Irish President Michael D Higgins begins a four-day state visit to the UK on Tuesday. Vinnie O’Dowd says it shows us how far Anglo-Irish relations have come.
When the Queen visited Ireland three years ago, many Irish stood on the capital’s streets corners and got a thrill if they caught a glimpse of her hefty Land Rover – and that was it. It was an occassion mostly partaken by the establishment, for the establishment, writes Channel 4 News producer Vinnie O’Dowd.
Mary McAleese, the Irish president at the time, described her visit as a “new future, a future very, very different from the past, on very different terms from the past”.
Tuesday marks the return leg. President Michael D Higgins, the 72-year-old statesman – who writes poetry, debates as fluently as Gaeilge (in Irish) as in English, and extends an ungloved hand to anyone who approaches – is one of Ireland’s finest politicians.
This is all part of the building of relationships between the two countries and people on both sides of the divide. Enda Kenny, Taoiseach
The visit will be followed closely by the Irish in Britain and by the Irish at home. For the politicos, the visit is the Johnny Wilkinson drop goal of 2003 in the world of Anglo-Irish relations. It’s a winner. The Taoiseach Enda Kenny told the BBC: “This is all part of the building of relationships between the two countries and peoples on both sides of a divide.” Republicans in Belfast will jest that “Marty’s havin’ tea with The Queen”.
However for most, the real edifying moment between the two cultures came in February 2007. Two national teams stood tete-a-tete in Croke Park, the home of Gaelic football. Over 80,000 people stood to attention as God Save The Queen came billowing out of chests of the English faithful and their men in white on the pitch.
This moment remembered the massacre of 14 civilians that the British Army had gunned down while attending a gaelic football match in 1920, but crucially, it looked forward.
As the Irish tricolour flew proudly amid the melody of the British national anthem, many Irish people saw signs of a new relationship with the English.

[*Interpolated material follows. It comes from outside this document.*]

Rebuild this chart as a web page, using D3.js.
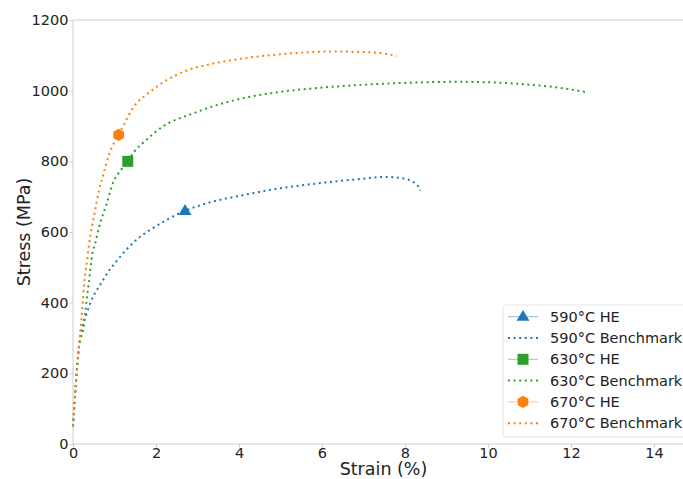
<!DOCTYPE html>
<html>
<head>
<meta charset="utf-8">
<script src="https://cdn.jsdelivr.net/npm/d3@7"></script>
<style>
  body { margin: 0; background: #fff; }
  svg { font-family: "DejaVu Sans", sans-serif; }
</style>
</head>
<body>
<svg id="chart" width="683" height="479"></svg>
<script>
// benchmark curves (strain %, stress MPa)
const strain590 = [0, 0.07, 0.14, 0.22, 0.33, 0.43, 0.55, 0.70, 0.85, 1.04, 1.21, 1.5, 1.86, 2.3, 2.7, 3.3, 4.0, 5.0, 6.0, 7.0, 7.5, 7.9, 8.19, 8.3, 8.37]
const stress590 = [50, 172, 271, 330, 370, 403, 431, 459, 488, 516, 540, 575, 606, 637, 660, 684, 702, 724, 739, 751, 756, 753, 742, 733, 717]

const strain630 = [0, 0.07, 0.14, 0.19, 0.27, 0.31, 0.38, 0.47, 0.54, 0.63, 0.80, 0.96, 1.16, 1.32, 1.48, 1.76, 2.16, 2.9, 3.46, 4.19, 5.47, 6.5, 8.0, 9.24, 10.2, 11.08, 11.8, 12.36]
const stress630 = [50, 172, 271, 300, 341, 389, 455, 540, 570, 615, 676, 738, 776, 800, 828, 860, 898, 936, 959, 981, 1003, 1013, 1022, 1025, 1023, 1016, 1007, 996]

const strain670 = [0, 0.07, 0.14, 0.19, 0.23, 0.27, 0.33, 0.39, 0.51, 0.63, 0.75, 0.88, 1.10, 1.24, 1.44, 1.86, 2.26, 2.74, 3.30, 3.86, 4.27, 5.0, 6.23, 7.07, 7.5, 7.8]
const stress670 = [50, 172, 271, 337, 393, 455, 511, 568, 648, 719, 771, 823, 875, 907, 950, 997, 1030, 1057, 1075, 1087, 1094, 1103, 1111, 1109, 1105, 1098]

// HE single points
const heStrain = [2.7, 1.32, 1.10]
const heStress = [660, 800, 875]

const temps = ['590°C', '630°C', '670°C']
const colors = ['#1f77b4', '#2ca02c', '#ff7f0e']
const markerTypes = ['triangle', 'square', 'hexagon']

const xTicks = [0, 2, 4, 6, 8, 10, 12, 14]
const yTicks = [0, 200, 400, 600, 800, 1000, 1200]

const svg = d3.select('#chart')
const margin = { left: 73, top: 20, right: 0, bottom: 35 }
const width = 683, height = 479

// the axes box runs a little past the window's right edge
let x = d3.scaleLinear().domain([0, 14.7]).range([margin.left, width])
let y = d3.scaleLinear().domain([0, 1200]).range([height - margin.bottom, margin.top])

const spine = '#cccccc'

// axes
let xAxis = svg.append('g')
  .attr('transform', `translate(0,${y(0)})`)
  .call(d3.axisBottom(x).tickValues(xTicks).tickFormat(d3.format('d')).tickSize(3.5).tickPadding(0.5))
let yAxis = svg.append('g')
  .attr('transform', `translate(${x(0)},0)`)
  .call(d3.axisLeft(y).tickValues(yTicks).tickFormat(d3.format('d')).tickSize(3.5).tickPadding(1))

;[xAxis, yAxis].forEach(ax => {
  ax.select('.domain').remove()
  ax.selectAll('.tick line').attr('stroke', spine)
  ax.selectAll('.tick text')
    .attr('fill', '#222')
    .attr('font-size', 14.5)
    .attr('font-family', '"DejaVu Sans", sans-serif')
})

// spines: left, bottom, top
svg.append('line').attr('x1', x(0)).attr('x2', x(0)).attr('y1', y(0)).attr('y2', y(1200))
  .attr('stroke', spine).attr('stroke-width', 1)
svg.append('line').attr('x1', x(0)).attr('x2', width).attr('y1', y(0)).attr('y2', y(0))
  .attr('stroke', spine).attr('stroke-width', 1)
svg.append('line').attr('x1', x(0)).attr('x2', width).attr('y1', y(1200)).attr('y2', y(1200))
  .attr('stroke', spine).attr('stroke-width', 1)

// axis titles
svg.append('text')
  .attr('x', 383.5)
  .attr('y', 475)
  .attr('text-anchor', 'middle')
  .attr('font-size', 17.5)
  .attr('fill', '#222')
  .text('Strain (%)')
svg.append('text')
  .attr('transform', `translate(30,${(y(0) + y(1200)) / 2}) rotate(-90)`)
  .attr('text-anchor', 'middle')
  .attr('font-size', 17.5)
  .attr('fill', '#222')
  .text('Stress (MPa)')

// curves
const benches = [
  strain590.map((s, i) => [s, stress590[i]]),
  strain630.map((s, i) => [s, stress630[i]]),
  strain670.map((s, i) => [s, stress670[i]])
]

let line = d3.line()
  .x(d => x(d[0]))
  .y(d => y(d[1]))
  .curve(d3.curveMonotoneX)

const dash = '2,3.6'

svg.append('g').attr('class', 'lines')
  .selectAll('path')
  .data(benches)
  .enter().append('path')
  .attr('d', line)
  .attr('fill', 'none')
  .attr('stroke', (d, i) => colors[i])
  .attr('stroke-width', 2)
  .attr('stroke-dasharray', dash)

function markerPath(type, size) {
  if (type === 'triangle') {
    let r = size * 0.62
    return `M0,${-r}L${r * 0.95},${r * 0.6}L${-r * 0.95},${r * 0.6}Z`
  }
  if (type === 'square') {
    let h = size / 2
    return `M${-h},${-h}H${h}V${h}H${-h}Z`
  }
  // hexagon, pointy top
  let r = size * 0.56
  let pts = d3.range(6).map(k => {
    let a = Math.PI / 2 + k * Math.PI / 3
    return [r * Math.cos(a), -r * Math.sin(a)]
  })
  return 'M' + pts.map(p => p.join(',')).join('L') + 'Z'
}

svg.append('g').attr('class', 'markers')
  .selectAll('path')
  .data(heStrain.map((s, i) => ({ s, v: heStress[i], i })))
  .enter().append('path')
  .attr('transform', d => `translate(${x(d.s)},${y(d.v)})`)
  .attr('d', d => markerPath(markerTypes[d.i], 11))
  .attr('fill', d => colors[d.i])

// legend
let legend = svg.append('g').attr('class', 'legend')
legend.append('rect')
  .attr('x', 503).attr('y', 305)
  .attr('width', 200).attr('height', 132)
  .attr('rx', 3)
  .attr('fill', '#fff').attr('fill-opacity', 0.8)
  .attr('stroke', '#e6e6e6')

let entries = []
temps.forEach((t, i) => {
  entries.push({ label: t + ' HE', i, kind: 'he' })
  entries.push({ label: t + ' Benchmark', i, kind: 'bench' })
})

let rows = legend.selectAll('g.row')
  .data(entries)
  .enter().append('g')
  .attr('class', 'row')
  .attr('transform', (d, k) => `translate(0,${316.7 + k * 21.3})`)

rows.filter(d => d.kind === 'he').append('line')
  .attr('x1', 508).attr('x2', 538)
  .attr('stroke', d => colors[d.i]).attr('stroke-opacity', 0.5)
  .attr('stroke-width', 1)
rows.filter(d => d.kind === 'he').append('path')
  .attr('transform', 'translate(523,0)')
  .attr('d', d => markerPath(markerTypes[d.i], 11))
  .attr('fill', d => colors[d.i])
rows.filter(d => d.kind === 'bench').append('line')
  .attr('x1', 508).attr('x2', 538)
  .attr('stroke', d => colors[d.i])
  .attr('stroke-width', 2)
  .attr('stroke-dasharray', dash)
rows.append('text')
  .attr('x', 550).attr('y', 5)
  .attr('font-size', 14.5)
  .attr('fill', '#222')
  .text(d => d.label)
</script>
</body>
</html>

They saw the potential for an atavistic hate become something else – a future of mutual respect and equality.
For decades, many Irish in the UK felt as the outsiders, the terrorists. One man in Brixton told me: “I could not be English where I grew up or Irish at home, and Ireland is home for me. But I was always an outsider as a child while back in Dublin during the summer holidays – simply because of my English accent.”
Irish people nevertheless did thrive in British society. John Griffin, founder and chairman of Addison Lee taxi company, which has a turnover of £250m a year, was brought up in Ireland until the age of nine and says he “went to school with no shoes on”.
His family came to England in search of opportunity. He won the Irish Post’s inaugural award for business person of the year in 2013.
Irish see themselves as contributing a lot to British society. Terry Wogan, Graham Norton, and Channel 4 News’s Jonathan Miller and Paraic O’Brien are but a few.
I’ve been challenged on the Irishness of Wilde, Shaw and Beckett many a time in my 13 months living in London. The answer I have now cultivated is: “Can’t we share them?”
Siobhan Breatnach, editor of the London-based Irish Post, told Channel 4 News: “The recent reception at Buckingham Palace, hosted by the Queen and attended by over 300 Irish people, is not something the community – particularly those of a certain generation – would ever have imagined taking place, and in many ways its success signifies how the British-Irish relationship has grown and strengthened in recent times.”
There is something earthy about this presidential visit that means a lot to the Irish community in Britain. Mickey D, Marty McG and An Taoiseach Enda Kenny, all havin a cupán tae with the Queen. Times have changed.